И Косульников был расстрелян.
…Пущенный нами слух о готовящемся нападении партизан на вражеские гарнизоны на время отсрочил облаву, которую собирались предпринять против нас каратели. Но только на время. В конце января стало известно, что готовится крупная карательная экспедиция. Гитлеровцы вызвали войсковые части из Житомира и Киева с намерением сжать отряд в клещи.
Начали готовиться и мы. С помощью населения были устроены лесные завалы вокруг сел, где находились наши «маяки», на всех дорогах и, конечно, вокруг самой Рудни-Бобровской.
Каратели двинулись к Рудне-Бобровской с четырех сторон.
Ждать их мы не стали. Разумеется, мы могли принять бой, но стоило ли безрассудно рисковать партизанами и подвергать опасности гостеприимных крестьян? Каратели пустят в ход артиллерию и сожгут село.
Мы ушли из Рудни-Бобровской. Ушла с нами и большая часть жителей. Они перенесли свои пожитки в лес, пригнали туда скот и устроили свой «гражданский» лагерь.

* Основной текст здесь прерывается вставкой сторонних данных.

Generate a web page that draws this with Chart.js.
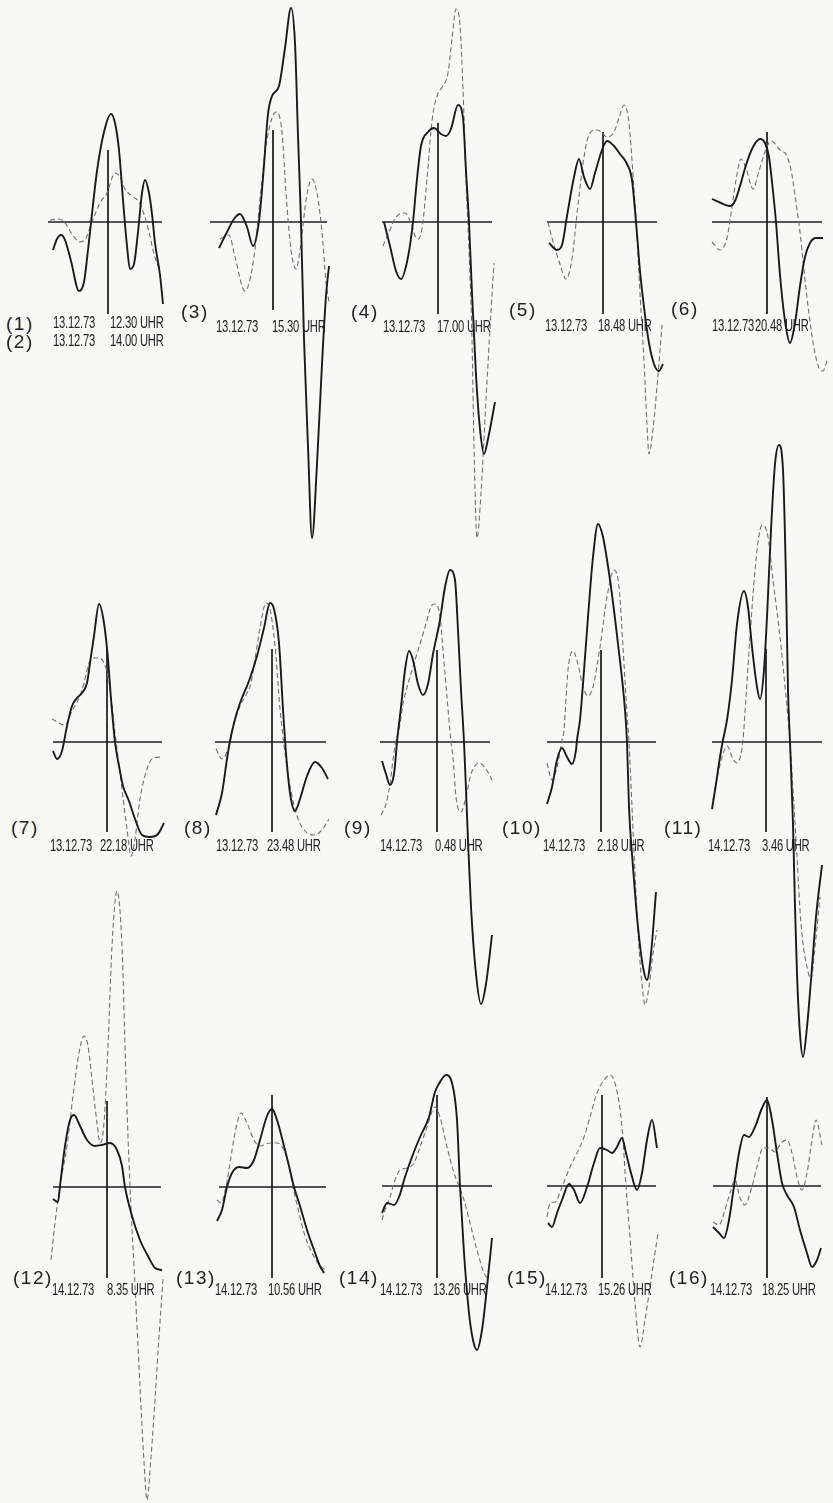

Кольцо вокруг Рудни-Бобровской быстро сужалось, и скоро каратели вошли в село. Но нас там уже не было. Каратели пошли по нашим следам, замыкая кольца у других сел и хуторов, но мы из них уходили на день-два раньше, чем появлялись фашисты. Так началась игра в «кошки-мышки». Каратели всюду натыкались на лесные завалы, обстреливали их ураганным огнем, полагая, что за завалами сидят партизаны, и нарывались на мины, которые мы закладывали. По этим взрывам, по стрельбе впустую, а также по сообщениям местных людей мы точно знали, где противник, а каратели шли словно с завязанными глазами.